The mapping of Figure 28 is straightforward for non-chained qubits with biases being the linear coefficients of the objective function and coupler strengths the quadratic coefficients:

  • Variables \(a\) and \(c\), represented by qubits 4 and 1, respectively, have bias \(-1\).
  • Edges \((a,b), (a,c), (b,c)\), represented by couplers \((0,4), (1,4), (1,5)\), respectively, have strengths \(2\).

To chain qubits 0 and 5 to represent variable \(b\) requires that you add a strong negative coupling strength between them. This coupling has no corresponding quadratic coefficient in the objective function, so other biases must be adjusted to compensate. This process requires a few steps:

  1. Evenly split the bias of \(-1\) from variable \(b\) between qubits 0 and 5. Now the bias of these two qubits is \(-0.5\).
  2. Choose a strong negative coupling strength for the chain between qubits 0 and 5. This example arbitrarily chooses \(-3\) because it is stronger than the values for couplers around it.[1]
  3. Compensate for the \(-3\) added in step 2 by adding \(-\frac{-3}{2} = 1.5\) to each bias of qubits 0 and 5. Now the biases for these qubits are \(1\).
[1]Setting chain strengths is further discussed in the Appendix: Next Learning Steps chapter.

The resulting minor-embedding values are shown in the tables below.

Table 1 Minor Embedding: Linear Coefficients.
Node Linear Coefficient Qubits Bias
a -1 4 -1
b -1 0, 5 1, 1
c -1 1 -1
Table 2 Minor Embedding: Quadratic Coefficients.
Edge Quadratic Coefficient Coupler Strength
(a,b) 2 (0,4) 2
(a,c) 2 (1,4) 2
(b,c) 2 (1,5) 2
    (0,5) -3

You program the quantum computer to solve this problem by configuring the QPU’s qubits with these biases and its couplers with these strengths. The next section shows and makes sense of the results.

Note

When using the QUBO formulation, as in this example, you compensate for the quadratic term a chain introduces into the objective by adding its negative, divided by the number of qubits in the chain, to the biases of the chain’s qubits; this compensation is not used for the Ising formulation, where the the energies of valid solutions are simply shifted by the introduced quadratic term.

Unembedding

Below are results from submitting[2] this problem to a D-Wave 2000Q system for 1000 anneals:

[2]The next chapter, Constraints Example: Submitting to a D-Wave System, shows how you submit your objective function to a D-Wave solver.
Energy Qubit Occurrences
0 5 4 1
-1.0 0 0 1 0 206
-1.0 0 0 0 1 526
-1.0 1 1 0 0 267
0.0 1 1 0 1 1

The solutions returned from the QPU express the states of qubits at the end of each anneal. To translate qubit states to values of the problem variables, the solutions must be unembedded.

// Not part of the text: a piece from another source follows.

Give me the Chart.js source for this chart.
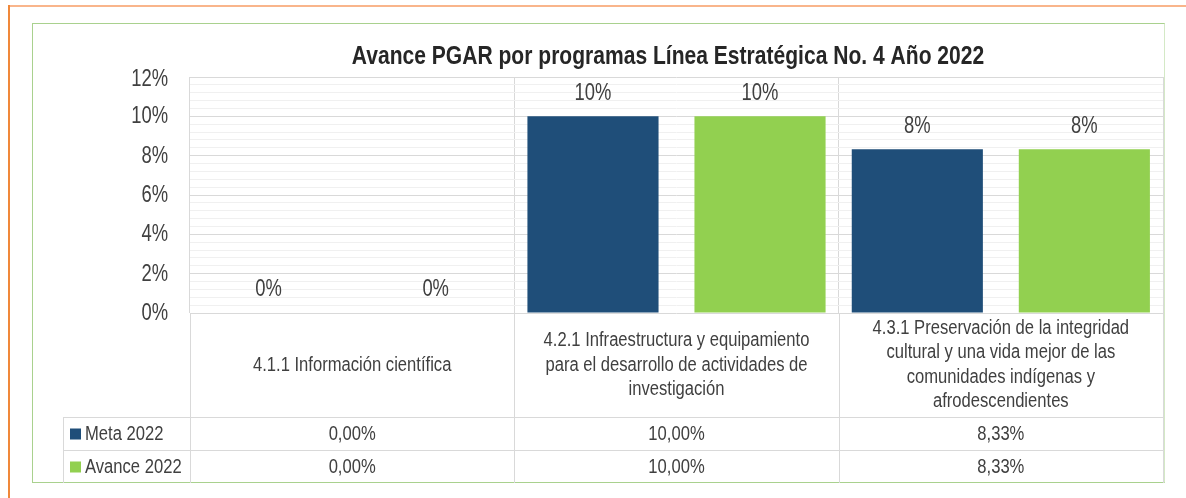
<!DOCTYPE html>
<html>
<head>
<meta charset="utf-8">
<script src="https://cdn.jsdelivr.net/npm/chart.js@4.4.0/dist/chart.umd.min.js"></script>
<style>
  body { margin: 0; background: #fff; }
  #wrap { position: relative; width: 1186px; height: 498px; overflow: hidden; }
  .orangeTop { position: absolute; left: 8px; top: 5px; width: 1178px; height: 2px; background: #F9B58B; }
  .orangeLeft { position: absolute; left: 8px; top: 5px; width: 2px; height: 493px; background: #F0883A; }
  .greenBox { position: absolute; left: 32px; top: 23px; width: 1131px; height: 458px; border: 1px solid #A9D18E; border-right-color: #D4E9C6; }
  canvas { position: absolute; left: 0; top: 0; }
</style>
</head>
<body>
<div id="wrap">
  <div class="orangeTop"></div>
  <div class="orangeLeft"></div>
  <div class="greenBox"></div>
  <canvas id="pgarChart" width="1186" height="498"></canvas>
</div>
<script>
// chart data
const categories = [
  ['4.1.1 Información científica'],
  ['4.2.1 Infraestructura y equipamiento', 'para el desarrollo de actividades de', 'investigación'],
  ['4.3.1 Preservación de la integridad', 'cultural y una vida mejor de las', 'comunidades indígenas y', 'afrodescendientes']
];
const seriesNames = ['Meta 2022', 'Avance 2022'];
const meta2022 = [0, 0.10, 0.0833];
const avance2022 = [0, 0.10, 0.0833];
const seriesColors = ['#1F4E79', '#92D050'];
const chartTitle = 'Avance PGAR por programas Línea Estratégica No. 4 Año 2022';

// no Arial Narrow here, so squeeze Liberation Sans horizontally
const FONT = "'Liberation Sans', Arial, sans-serif";
const TEXT = '#404040';
const isMajor = v => Math.abs(v * 50 - Math.round(v * 50)) < 1e-6;
const pct0 = v => Math.round(v * 100) + '%';
const pct2 = v => (v * 100).toFixed(2).replace('.', ',') + '%';

function narrowText(ctx, text, x, y, size, k, align, bold) {
  ctx.save();
  ctx.font = (bold ? 'bold ' : '') + size + 'px ' + FONT;
  ctx.textAlign = align;
  ctx.textBaseline = 'middle';
  ctx.translate(x, y);
  ctx.scale(k, 1);
  ctx.fillText(text, 0, 0);
  ctx.restore();
}

// title + y tick labels
const axisText = {
  id: 'axisText',
  afterDraw(chart) {
    const ctx = chart.ctx;
    const a = chart.chartArea;
    const y = chart.scales.y;
    ctx.save();
    ctx.fillStyle = '#262626';
    narrowText(ctx, chartTitle, 668, 57, 26, 0.81, 'center', true);
    ctx.fillStyle = TEXT;
    y.ticks.forEach(t => {
      if (!isMajor(t.value)) return;
      const py = Math.max(y.getPixelForValue(t.value) + 0.5, a.top + 3);
      narrowText(ctx, pct0(t.value), 168, py, 23, 0.8, 'right');
    });
    ctx.restore();
  }
};

// labels above each bar
const valueLabels = {
  id: 'valueLabels',
  afterDatasetsDraw(chart) {
    const ctx = chart.ctx;
    ctx.save();
    ctx.fillStyle = TEXT;
    chart.data.datasets.forEach((ds, i) => {
      chart.getDatasetMeta(i).data.forEach((el, j) => {
        narrowText(ctx, pct0(ds.data[j]), el.x, el.y - 23, 23, 0.8, 'center');
      });
    });
    ctx.restore();
  }
};

// data table under the plot
const dataTable = {
  id: 'dataTable',
  afterDraw(chart) {
    const ctx = chart.ctx;
    const a = chart.chartArea;
    const x = chart.scales.x;
    const n = categories.length;
    const w = (a.right - a.left) / n;
    const labelBottom = a.bottom + 104;
    const rowH = 33;
    const tableBottom = labelBottom + rowH * 2;
    const legendLeft = 63;

    ctx.save();
    ctx.strokeStyle = '#d9d9d9';
    ctx.lineWidth = 1;
    ctx.beginPath();
    for (let i = 0; i <= n; i++) {
      const px = Math.round(a.left + i * w) + 0.5;
      ctx.moveTo(px, a.bottom);
      ctx.lineTo(px, tableBottom);
    }
    ctx.moveTo(legendLeft + 0.5, labelBottom);
    ctx.lineTo(legendLeft + 0.5, tableBottom);
    ctx.moveTo(legendLeft, labelBottom + 0.5);
    ctx.lineTo(a.right, labelBottom + 0.5);
    ctx.moveTo(legendLeft, labelBottom + rowH + 0.5);
    ctx.lineTo(a.right, labelBottom + rowH + 0.5);
    ctx.stroke();

    ctx.fillStyle = TEXT;
    const lh = 24.5;
    const mid = (a.bottom + labelBottom) / 2;
    categories.forEach((lines, i) => {
      const cx = x.getPixelForValue(i);
      const y0 = mid - (lines.length - 1) * lh / 2;
      lines.forEach((t, k) => narrowText(ctx, t, cx, y0 + k * lh, 20, 0.83, 'center'));
    });

    chart.data.datasets.forEach((ds, r) => {
      const cy = labelBottom + rowH * r + rowH / 2 + 1;
      ctx.fillStyle = TEXT;
      ds.data.forEach((v, i) => {
        narrowText(ctx, pct2(v), x.getPixelForValue(i), cy, 20, 0.83, 'center');
      });
      narrowText(ctx, ds.label, legendLeft + 22, cy, 20, 0.83, 'left');
      ctx.fillStyle = ds.backgroundColor;
      ctx.fillRect(legendLeft + 7, cy - 6, 11, 11);
    });
    ctx.restore();
  }
};

const ctx = document.getElementById('pgarChart').getContext('2d');
new Chart(ctx, {
  type: 'bar',
  data: {
    labels: categories,
    datasets: [
      { label: seriesNames[0], data: meta2022, backgroundColor: seriesColors[0], categoryPercentage: 1.03, barPercentage: 0.785 },
      { label: seriesNames[1], data: avance2022, backgroundColor: seriesColors[1], categoryPercentage: 1.03, barPercentage: 0.785 }
    ]
  },
  options: {
    responsive: false,
    animation: false,
    devicePixelRatio: 1,
    layout: { padding: { left: 0, right: 23, top: 77, bottom: 15 } },
    plugins: {
      legend: { display: false },
      tooltip: { enabled: false },
      title: { display: false }
    },
    scales: {
      x: {
        ticks: { display: false },
        grid: { color: '#d9d9d9', drawTicks: false, offset: true },
        border: { display: false },
        afterFit: s => { s.height = 170; }
      },
      y: {
        min: 0,
        max: 0.12,
        ticks: { display: false, stepSize: 0.004, autoSkip: false },
        grid: {
          drawTicks: false,
          color: c => isMajor(c.tick.value) ? '#d9d9d9' : '#f0f0f0'
        },
        border: { display: false },
        afterFit: s => { s.width = 190; }
      }
    }
  },
  plugins: [valueLabels, axisText, dataTable]
});
</script>
</body>
</html>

For this simple example with its single chain, unembedding consists of mapping qubits 4, 1 to variables \(a, c\), and qubits 0, 5 to variable \(b\). The results in the table above unembed to:

  • Row 1: Solution \((a, b, c) = (1, 0, 0)\) with energy \(-1\) was found 206 times.
  • Row 2: Solution \((a, b, c) = (0, 0, 1)\) with energy \(-1\) was found 526 times.
  • Row 3: Solution \((a, b, c) = (0, 1, 0)\) with energy \(-1\) was found 267 times.

One anneal ended with result \((a, b, c) = (0, 1, 1)\), which is not a correct solution, and has a higher energy than the correct solutions.

Note

Notice also that the energy of the valid solutions, the ground-state energy, is \(-1\), not the zero calculated in the Constraints Example: Problem Formulation chapter’s truth table. This is because of the constant \(+1\) dropped from the objective function, \(E(a,b,c) = 2ab + 2ac + 2bc - a - b - c + 1\).